CHALLENGE: Print exactly the lines from the first one down to the line containing "const projPairs = projected.map((v, i)", both ends included, with no pictures and nothing else.
──────────
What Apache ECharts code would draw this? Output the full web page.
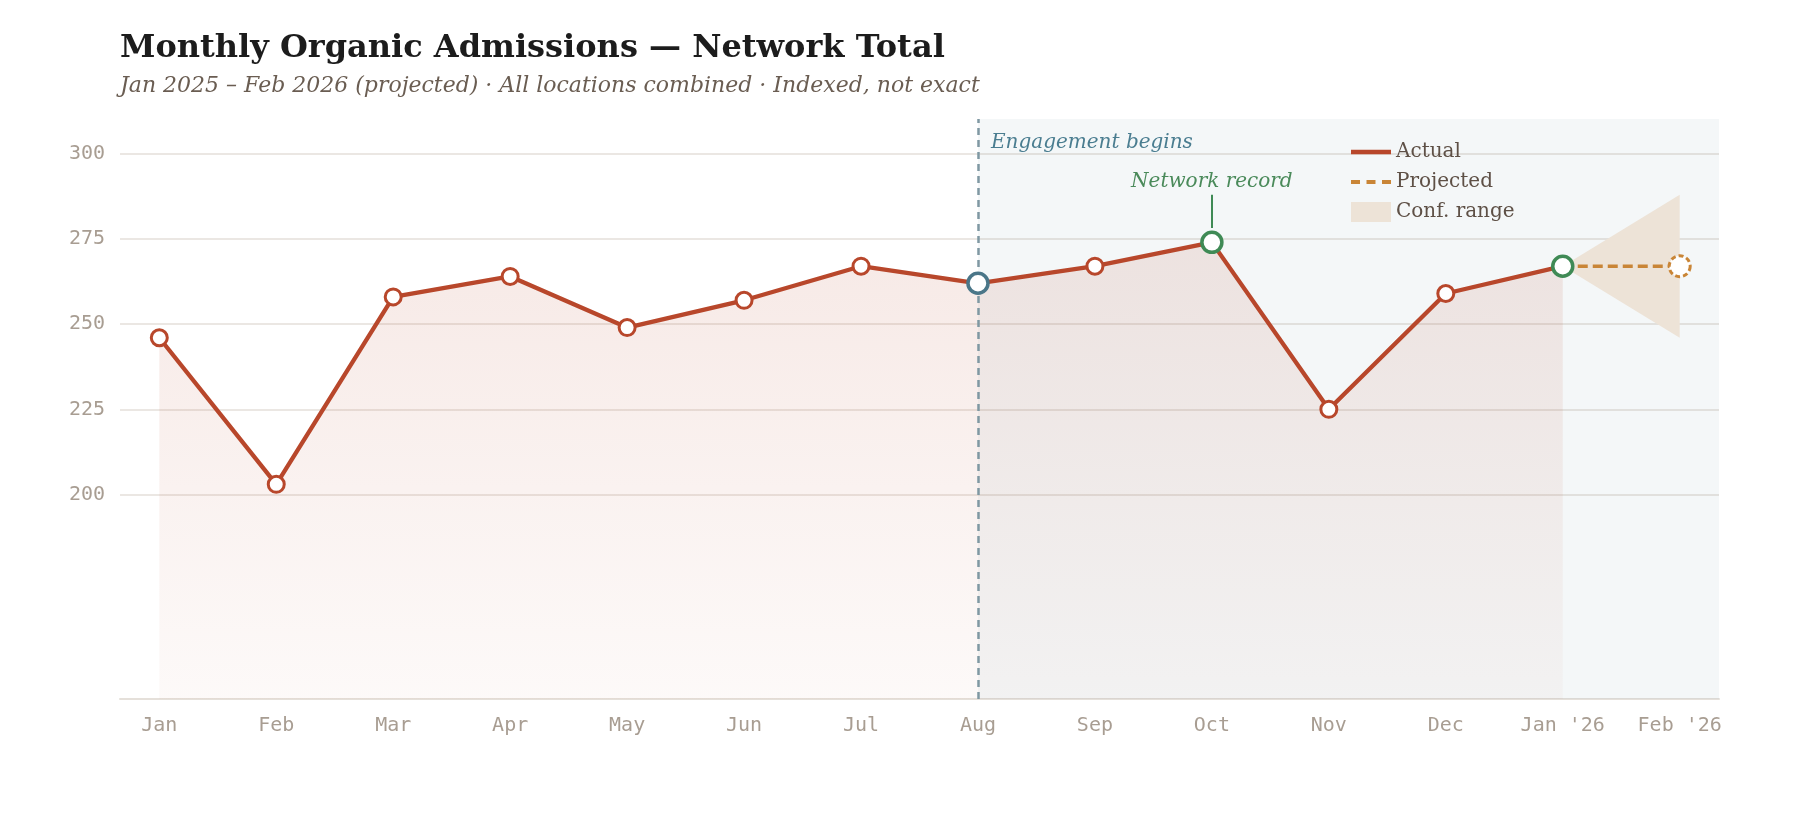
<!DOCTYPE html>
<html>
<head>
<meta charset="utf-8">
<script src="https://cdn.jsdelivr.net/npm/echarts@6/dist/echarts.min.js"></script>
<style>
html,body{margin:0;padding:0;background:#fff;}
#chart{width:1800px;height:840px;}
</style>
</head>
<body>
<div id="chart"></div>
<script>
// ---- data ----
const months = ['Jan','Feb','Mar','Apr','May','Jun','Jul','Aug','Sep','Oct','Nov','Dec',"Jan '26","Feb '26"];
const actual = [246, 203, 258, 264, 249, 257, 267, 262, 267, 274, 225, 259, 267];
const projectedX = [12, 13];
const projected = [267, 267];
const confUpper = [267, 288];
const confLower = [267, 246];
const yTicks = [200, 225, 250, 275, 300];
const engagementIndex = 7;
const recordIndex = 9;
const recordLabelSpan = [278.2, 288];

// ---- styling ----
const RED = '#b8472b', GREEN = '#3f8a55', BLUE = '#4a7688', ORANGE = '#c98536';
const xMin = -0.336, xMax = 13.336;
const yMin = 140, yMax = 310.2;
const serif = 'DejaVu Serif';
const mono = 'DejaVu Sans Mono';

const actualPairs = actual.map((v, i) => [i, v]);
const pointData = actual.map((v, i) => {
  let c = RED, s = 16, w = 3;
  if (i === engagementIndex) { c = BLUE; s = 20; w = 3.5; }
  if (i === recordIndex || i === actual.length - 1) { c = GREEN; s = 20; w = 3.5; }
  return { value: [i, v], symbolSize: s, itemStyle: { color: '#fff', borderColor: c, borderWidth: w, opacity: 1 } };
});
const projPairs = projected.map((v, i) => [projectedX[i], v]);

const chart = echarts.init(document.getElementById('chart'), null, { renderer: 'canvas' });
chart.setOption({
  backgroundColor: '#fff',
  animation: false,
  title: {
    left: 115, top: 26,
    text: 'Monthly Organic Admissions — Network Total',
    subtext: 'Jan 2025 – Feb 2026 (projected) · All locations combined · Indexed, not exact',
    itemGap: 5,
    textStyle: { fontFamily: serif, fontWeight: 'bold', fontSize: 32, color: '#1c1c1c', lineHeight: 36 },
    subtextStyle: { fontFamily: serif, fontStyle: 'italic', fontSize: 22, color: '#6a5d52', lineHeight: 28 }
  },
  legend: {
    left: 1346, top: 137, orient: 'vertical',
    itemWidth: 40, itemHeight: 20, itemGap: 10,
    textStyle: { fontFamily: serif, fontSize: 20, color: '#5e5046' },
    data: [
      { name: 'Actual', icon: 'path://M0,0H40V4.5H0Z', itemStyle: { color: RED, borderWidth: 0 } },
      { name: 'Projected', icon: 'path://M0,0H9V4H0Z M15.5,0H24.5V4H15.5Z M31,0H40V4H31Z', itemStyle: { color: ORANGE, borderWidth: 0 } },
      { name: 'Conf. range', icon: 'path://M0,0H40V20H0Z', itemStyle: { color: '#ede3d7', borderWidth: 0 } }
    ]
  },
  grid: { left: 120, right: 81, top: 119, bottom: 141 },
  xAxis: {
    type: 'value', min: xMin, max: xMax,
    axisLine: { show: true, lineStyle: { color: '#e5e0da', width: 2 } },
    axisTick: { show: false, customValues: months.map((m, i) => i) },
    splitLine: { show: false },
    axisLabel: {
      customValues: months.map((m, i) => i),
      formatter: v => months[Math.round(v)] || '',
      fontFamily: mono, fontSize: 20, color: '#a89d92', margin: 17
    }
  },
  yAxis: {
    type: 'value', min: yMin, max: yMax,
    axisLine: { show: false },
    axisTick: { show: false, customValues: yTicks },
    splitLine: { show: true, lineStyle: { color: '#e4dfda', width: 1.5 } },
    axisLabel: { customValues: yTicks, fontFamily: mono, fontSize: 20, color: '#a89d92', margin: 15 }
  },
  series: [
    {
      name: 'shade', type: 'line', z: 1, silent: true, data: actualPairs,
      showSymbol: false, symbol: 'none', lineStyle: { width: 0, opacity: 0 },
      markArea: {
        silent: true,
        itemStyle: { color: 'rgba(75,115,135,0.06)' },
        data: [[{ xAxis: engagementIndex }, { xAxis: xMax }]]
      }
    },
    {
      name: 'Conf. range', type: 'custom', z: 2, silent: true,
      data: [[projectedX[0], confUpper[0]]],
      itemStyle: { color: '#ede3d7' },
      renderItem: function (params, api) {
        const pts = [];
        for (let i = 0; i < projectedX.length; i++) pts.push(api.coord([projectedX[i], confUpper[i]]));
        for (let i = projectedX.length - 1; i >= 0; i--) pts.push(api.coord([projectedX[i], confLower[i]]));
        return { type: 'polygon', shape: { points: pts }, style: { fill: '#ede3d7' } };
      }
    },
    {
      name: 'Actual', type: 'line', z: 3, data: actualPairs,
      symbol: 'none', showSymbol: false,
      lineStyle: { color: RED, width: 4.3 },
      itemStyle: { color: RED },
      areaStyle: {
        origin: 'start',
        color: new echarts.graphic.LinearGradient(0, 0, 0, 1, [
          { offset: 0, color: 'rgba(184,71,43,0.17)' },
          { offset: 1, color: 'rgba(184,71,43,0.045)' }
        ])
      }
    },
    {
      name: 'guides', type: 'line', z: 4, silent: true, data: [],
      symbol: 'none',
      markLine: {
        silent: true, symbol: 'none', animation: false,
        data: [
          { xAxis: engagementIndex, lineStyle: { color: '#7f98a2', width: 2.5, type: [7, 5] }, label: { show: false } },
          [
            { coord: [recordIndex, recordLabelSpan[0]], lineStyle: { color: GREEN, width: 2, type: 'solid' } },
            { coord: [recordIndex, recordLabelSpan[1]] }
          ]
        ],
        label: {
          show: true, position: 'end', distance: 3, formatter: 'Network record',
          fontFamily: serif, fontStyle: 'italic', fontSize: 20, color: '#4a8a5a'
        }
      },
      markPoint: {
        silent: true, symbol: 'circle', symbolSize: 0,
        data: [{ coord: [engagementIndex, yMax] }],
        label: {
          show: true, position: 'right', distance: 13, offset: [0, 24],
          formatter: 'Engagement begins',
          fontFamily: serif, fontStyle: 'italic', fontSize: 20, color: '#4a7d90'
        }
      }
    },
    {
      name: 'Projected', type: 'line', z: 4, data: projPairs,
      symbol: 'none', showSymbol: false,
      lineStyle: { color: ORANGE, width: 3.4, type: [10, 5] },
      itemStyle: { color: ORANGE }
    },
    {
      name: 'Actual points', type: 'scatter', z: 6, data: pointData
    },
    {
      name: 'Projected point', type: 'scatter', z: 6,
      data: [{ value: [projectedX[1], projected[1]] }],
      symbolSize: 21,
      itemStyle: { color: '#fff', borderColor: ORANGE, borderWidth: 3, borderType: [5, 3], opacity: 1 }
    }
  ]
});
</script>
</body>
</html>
──────────
CORRECT OUTPUT:
What Apache ECharts code would draw this? Output the full web page.
<!DOCTYPE html>
<html>
<head>
<meta charset="utf-8">
<script src="https://cdn.jsdelivr.net/npm/echarts@6/dist/echarts.min.js"></script>
<style>
html,body{margin:0;padding:0;background:#fff;}
#chart{width:1800px;height:840px;}
</style>
</head>
<body>
<div id="chart"></div>
<script>
// ---- data ----
const months = ['Jan','Feb','Mar','Apr','May','Jun','Jul','Aug','Sep','Oct','Nov','Dec',"Jan '26","Feb '26"];
const actual = [246, 203, 258, 264, 249, 257, 267, 262, 267, 274, 225, 259, 267];
const projectedX = [12, 13];
const projected = [267, 267];
const confUpper = [267, 288];
const confLower = [267, 246];
const yTicks = [200, 225, 250, 275, 300];
const engagementIndex = 7;
const recordIndex = 9;
const recordLabelSpan = [278.2, 288];

// ---- styling ----
const RED = '#b8472b', GREEN = '#3f8a55', BLUE = '#4a7688', ORANGE = '#c98536';
const xMin = -0.336, xMax = 13.336;
const yMin = 140, yMax = 310.2;
const serif = 'DejaVu Serif';
const mono = 'DejaVu Sans Mono';

const actualPairs = actual.map((v, i) => [i, v]);
const pointData = actual.map((v, i) => {
  let c = RED, s = 16, w = 3;
  if (i === engagementIndex) { c = BLUE; s = 20; w = 3.5; }
  if (i === recordIndex || i === actual.length - 1) { c = GREEN; s = 20; w = 3.5; }
  return { value: [i, v], symbolSize: s, itemStyle: { color: '#fff', borderColor: c, borderWidth: w, opacity: 1 } };
});
const projPairs = projected.map((v, i) => [projectedX[i], v]);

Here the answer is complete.